Passy pousse ensuite le raisonnement un peu plus loin, anticipant ou reprenant un thème qui est et sera systématiquement développé par les partisans de l'abolition des patents, en Angleterre à partir de 1851, ou des brevets d'invention en France à partir de 1862. Les agents naturels, les connaissances sont accessibles à tous, et conduisent naturellement, inévitablement, à la découverte de tel ou tel emploi. Vingt, trente, cent personnes s'attaquent au problème; et parce qu'un seul est venu le premier, avec un dessin ou une description à la main, déclarer dans un bureau ce que les autres savent et font, il faudra que tous soient privés à tout jamais «non de l'agent (gardons nous de dire cela, M. de Molinari nous le montrerait dans l'atmosphère, inapproprié et insaisissable), mais du pouvoir de s'en servir à leur convenance !» Et pour pouvoir l'utiliser, «il faudra qu'ils passent à la boutique ou à la barrière du breveté, et qu'ils lui payent péage et redevance. Redevance est le mot, en vérité», car la seule chose que le breveté leur donne est «une permission», un droit d'utiliser ce qu'ils ont eu l'audace de préparer eux-mêmes. Et Passy termine en comparant le monautopole aux servitudes de l'Ancien Régime (fours banaux, etc.).

II. La réplique de Molinari

Dans sa réplique, plus courte, Molinari ne revient pas sur les savants développements de Passy sur la théorie de la valeur, dont l'origine (et la justification) ne peut être que le travail personnel (et c'est ce que Passy appelle lui les «limites naturelles»). Il maintient par contre intégralement sa position en faveur de la reconnaissance de «la propriété des inventions dans ses limites naturelles», limites qu'il décompose en deux, dans le temps et dans l'espace.
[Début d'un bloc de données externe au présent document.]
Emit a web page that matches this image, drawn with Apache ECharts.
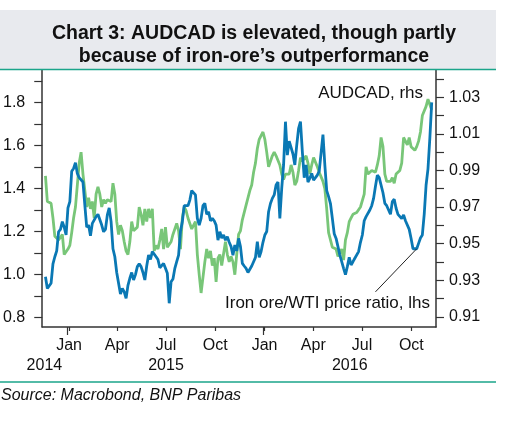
<!DOCTYPE html>
<html>
<head>
<meta charset="utf-8">
<script src="https://cdn.jsdelivr.net/npm/echarts@6/dist/echarts.min.js"></script>
<style>html,body{margin:0;padding:0;background:#fff;}#c{width:510px;height:421px;}</style>
</head>
<body>
<div id="c"></div>
<script>
// ---- data (twice-weekly observations, every 3.5 days starting 2014-11-18) ----
const startDate = '2014-11-18';
const stepDays = 3.5;
const ironOreWti = [
0.99,0.936,0.94,0.960,1.05,1.083,1.11,1.199,1.21,1.246,1.22,1.184,1.31,1.339,1.48,1.493,1.52,1.470,1.45,1.455,
1.43,1.323,1.22,1.230,1.18,1.238,1.23,1.269,1.28,1.285,1.23,1.199,1.21,1.277,1.31,1.246,1.12,1.083,1.01,0.960,
0.91,0.936,0.92,0.890,0.95,0.983,1.01,0.975,1.00,1.037,1.05,1.037,1.01,0.975,1.04,1.091,1.07,1.107,1.11,1.083,
1.07,1.032,1.04,1.052,1.03,1.006,0.867,0.967,0.98,1.029,1.06,1.091,1.20,1.246,1.32,1.323,1.32,1.346,1.39,1.393,
1.37,1.261,1.23,1.261,1.32,1.331,1.28,1.292,1.25,1.261,1.25,1.230,1.16,1.199,1.17,1.184,1.16,1.176,1.15,1.130,
1.09,1.137,1.11,1.168,1.13,1.052,1.04,1.029,1.01,1.014,1.04,1.060,1.08,1.153,1.08,1.107,1.15,1.184,1.20,1.292,
1.33,1.354,1.37,1.416,1.43,1.261,1.40,1.509,1.71,1.555,1.62,1.625,1.56,1.509,1.60,1.679,1.71,1.571,1.45,1.509,
1.43,1.447,1.47,1.439,1.45,1.462,1.48,1.478,1.65,1.509,1.39,1.362,1.33,1.261,1.19,1.168,1.13,1.091,1.06,1.029,
1.00,1.037,1.08,1.045,1.06,1.076,1.07,1.107,1.15,1.184,1.25,1.269,1.26,1.300,1.32,1.354,1.41,1.462,1.45,1.455,
1.38,1.331,1.32,1.300,1.28,1.339,1.35,1.308,1.28,1.277,1.26,1.277,1.25,1.246,1.21,1.168,1.12,1.114,1.12,1.145,
1.17,1.184,1.28,1.416,1.49,1.633,1.80];
const audcad = [
0.987,0.973,0.974,0.972,0.964,0.954,0.953,0.952,0.953,0.955,0.944,0.943,0.947,0.949,0.956,0.964,0.970,0.982,0.994,1.000,
0.988,0.989,0.970,0.975,0.969,0.973,0.964,0.977,0.981,0.977,0.970,0.974,0.972,0.974,0.975,0.973,0.983,0.977,0.962,0.955,
0.960,0.957,0.951,0.946,0.944,0.951,0.962,0.957,0.958,0.959,0.970,0.966,0.960,0.969,0.962,0.969,0.964,0.969,0.946,0.949,
0.947,0.952,0.958,0.947,0.959,0.948,0.949,0.951,0.955,0.955,0.961,0.957,0.947,0.964,0.970,0.968,0.964,0.965,0.958,0.957,
0.962,0.944,0.933,0.923,0.924,0.940,0.947,0.942,0.946,0.938,0.942,0.929,0.942,0.944,0.938,0.938,0.951,0.944,0.940,0.943,
0.940,0.933,0.944,0.955,0.957,0.963,0.962,0.971,0.975,0.979,0.982,0.989,0.994,1.002,1.007,1.008,1.011,1.007,1.000,0.992,
0.995,0.998,1.000,0.998,0.998,0.993,0.988,0.985,0.988,0.988,0.988,0.993,0.989,0.982,0.984,0.990,0.997,0.995,0.996,0.998,
0.994,0.988,0.993,0.997,0.996,0.992,0.989,0.990,0.984,0.980,0.969,0.956,0.952,0.948,0.947,0.947,0.943,0.945,0.947,0.941,
0.952,0.956,0.962,0.964,0.966,0.967,0.967,0.968,0.970,0.971,0.977,0.992,0.988,0.988,0.990,0.990,0.989,0.993,0.998,1.008,
1.003,0.988,0.984,0.983,0.984,0.986,0.983,0.988,0.987,0.990,0.994,1.008,1.006,1.004,1.008,1.003,1.003,1.001,1.003,1.006,
1.011,1.020,1.019,1.025,1.029,1.026,1.023];
const monthTickDates = ['2015-01-01','2015-04-01','2015-07-01','2015-10-01','2016-01-01','2016-04-01','2016-07-01','2016-10-01'];
const monthTickLabels = ['Jan','Apr','Jul\n2015','Oct','Jan','Apr','Jul','Oct'];
const yearTickDates = ['2015-01-01','2016-01-01'];
const yearLabelDates = ['2014-11-16','2016-06-08'];
const yearLabels = ['\n2014','\n2016'];
const leftLabels = [0.8,1.0,1.2,1.4,1.6,1.8];
const leftTicks = [0.8,0.9,1.0,1.1,1.2,1.3,1.4,1.5,1.6,1.7,1.8,1.9];
const rightLabels = [0.91,0.93,0.95,0.97,0.99,1.01,1.03];
const rightTicks = [0.91,0.92,0.93,0.94,0.95,0.96,0.97,0.98,0.99,1.00,1.01,1.02,1.03,1.04];
const axisRange = {xmin:'2014-11-12', xmax:'2016-11-16', lmin:0.7568, lmax:1.95, rmin:0.9044, rmax:1.0449};
const pointer = {from:['2016-07-26',0.92], to:['2016-10-11',1.12]};

const T = s => { const p = s.split('-').map(Number); return Date.UTC(p[0], p[1]-1, p[2]); };
const DAY = 86400000;
const dates = ironOreWti.map((_, i) => T(startDate) + i*stepDays*DAY);
const blueData = ironOreWti.map((v, i) => [dates[i], v]);
const greenData = audcad.map((v, i) => [dates[i], v]);

const labelMap = {};
monthTickDates.forEach((d, i) => labelMap[T(d)] = monthTickLabels[i]);
yearLabelDates.forEach((d, i) => labelMap[T(d)] = yearLabels[i]);

const FONT = "'Liberation Sans', Arial, sans-serif";
const AX = '#333';
const chart = echarts.init(document.getElementById('c'), null, {renderer:'canvas'});
const gridRect = {left:40, right:74, top:70, bottom:94};

chart.setOption({
  animation:false,
  backgroundColor:'#fff',
  title:{
    text:'Chart 3: AUDCAD is elevated, though partly\nbecause of iron-ore\u2019s outperformance',
    left:249, top:17, textAlign:'center',
    textStyle:{fontFamily:FONT, fontSize:19.5, fontWeight:'bold', lineHeight:23, color:'#111'}
  },
  grid:[Object.assign({}, gridRect), Object.assign({}, gridRect)],
  xAxis:[{
    type:'value', gridIndex:0, min:T(axisRange.xmin), max:T(axisRange.xmax),
    axisLine:{lineStyle:{color:AX, width:1.5}},
    axisTick:{show:true, length:4, customValues:monthTickDates.map(T), lineStyle:{color:AX, width:1.2}},
    axisLabel:{customValues:monthTickDates.map(T).concat(yearLabelDates.map(T)),
      formatter:v => labelMap[v] || '', fontFamily:FONT, fontSize:16, lineHeight:20, margin:9, color:'#111'},
    splitLine:{show:false}
  },{
    type:'value', gridIndex:1, min:T(axisRange.xmin), max:T(axisRange.xmax),
    axisLine:{show:false},
    axisTick:{show:true, length:8, customValues:yearTickDates.map(T), lineStyle:{color:AX, width:1.2}},
    axisLabel:{show:false}, splitLine:{show:false}
  }],
  yAxis:[{
    type:'value', gridIndex:0, position:'left', min:axisRange.lmin, max:axisRange.lmax,
    axisLine:{show:true, lineStyle:{color:AX, width:1.5}},
    axisTick:{show:true, length:8, customValues:leftTicks, lineStyle:{color:AX, width:1.2}},
    axisLabel:{customValues:leftLabels, formatter:v => v.toFixed(1), fontFamily:FONT, fontSize:16, margin:17, color:'#111'},
    splitLine:{show:false}
  },{
    type:'value', gridIndex:0, position:'right', min:axisRange.rmin, max:axisRange.rmax,
    axisLine:{show:true, lineStyle:{color:AX, width:1.5}},
    axisTick:{show:true, length:8, customValues:rightTicks, lineStyle:{color:AX, width:1.2}},
    axisLabel:{customValues:rightLabels, formatter:v => v.toFixed(2), fontFamily:FONT, fontSize:16, margin:13, color:'#111'},
    splitLine:{show:false}
  },{
    type:'value', gridIndex:1, show:false, min:0, max:1
  }],
  series:[{
    name:'AUDCAD, rhs', type:'line', xAxisIndex:0, yAxisIndex:1, data:greenData,
    symbol:'none', lineStyle:{color:'#78c678', width:2.8}, z:2
  },{
    name:'Iron ore/WTI price ratio, lhs', type:'line', xAxisIndex:0, yAxisIndex:0, data:blueData,
    symbol:'none', lineStyle:{color:'#0a78b4', width:2.8}, z:3,
    markLine:{silent:true, symbol:'none', animation:false, label:{show:false},
      lineStyle:{color:'#222', width:1, type:'solid'},
      data:[[{coord:[T(pointer.from[0]), pointer.from[1]]},{coord:[T(pointer.to[0]), pointer.to[1]]}]]}
  }],
  graphic:[
    {type:'rect', z:-10, shape:{x:0, y:10, width:496, height:59}, style:{fill:'#e8eaee'}},
    {type:'line', z:5, shape:{x1:0, y1:69.5, x2:496, y2:69.5}, style:{stroke:'#1aa58a', lineWidth:1.5}},
    {type:'line', z:5, shape:{x1:0, y1:382, x2:496, y2:382}, style:{stroke:'#1aa58a', lineWidth:1.5}},
    {type:'text', x:423, y:93, style:{text:'AUDCAD, rhs', font:"17px 'Liberation Sans', Arial", fill:'#111', textAlign:'right', textVerticalAlign:'middle'}},
    {type:'text', x:225, y:303, style:{text:'Iron ore/WTI price ratio, lhs', font:"17px 'Liberation Sans', Arial", fill:'#111', textAlign:'left', textVerticalAlign:'middle'}},
    {type:'text', x:1, y:396, style:{text:'Source: Macrobond, BNP Paribas', font:"italic 16px 'Liberation Sans', Arial", fill:'#111', textAlign:'left', textVerticalAlign:'middle'}}
  ]
});
</script>
</body>
</html>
(1) Molinari affirme, reprenant un de ses thèmes favoris, que la durée des inventions est éphémère, «et bien petit est le nombre de celles qui atteignent la limite moyenne d'une vie d'homme». «Garantir aux inventeurs un droit de propriété illimité sur leurs oeuvres, n'est donc point décréter la perpétuité des inventions, mais uniquement empêcher la loi de confisquer une partie de la propriété des inventions durables; c'est mettre fin à ce communisme barbare qui respecte les oeuvres de la médiocrité, en imposant un maximum aux oeuvres de génie».

«La limite naturelle dans le temps de la propriété des inventions est la durée de la chose appropriée, ou, ce qui revient au même, la durée de la valeur appropriée». Voilà qui ne devrait cependant guère convaincre Passy, qui voit dans le monautopole l'établissement généralisé, que l'invention soit éphémère ou durable, de barrières, de péages, de redevances pesant sur l'activité inventive ou l'industrie de tous.

(2) Quant aux limites dans l'espace, il s'agit de «poser la borne entre le domaine de l'appropriation privée et le domaine de la communauté». «Voilà, s'exclame Molinari, la nouvelle recherche à laquelle me convie mon honorable contradicteur. Mais a-t-il bien songé vraiment à l'étendue de la tâche qu'il m'impose à moi chétif ? (sic)» Et Molinari argue que même pour la propriété matérielle, il a fallu bien des siècles pour marquer ces limites. «Tout ce que je puis faire, c'est prouver qu'il est juste et qu'il est utile de reconnaître la propriété et de la garantir dans ses limites naturelles. Quant à marquer ces limites, c'est l'affaire des propriétaires eux-mêmes. Que chacun veille sur son domaine, et nul ne pourra empiéter sur le domaine d'autrui».

Le tout étant accompagné par les diatribes habituelles contre «les vieux réglementaires et les socialistes, leurs enfants terribles» ou «la doctrine des vieux jurisconsultes, en vertu de laquelle la loi crée ou institue la propriété»; ce qui est somme toute un brin paradoxal, puisque c'est bien une loi – et elle seule – qui définit les droits exclusifs, abusivement limités selon Molinari, de l'inventeur; et si cette loi venait à disparaître, tout droit (et toute «propriété») disparaitrait ici.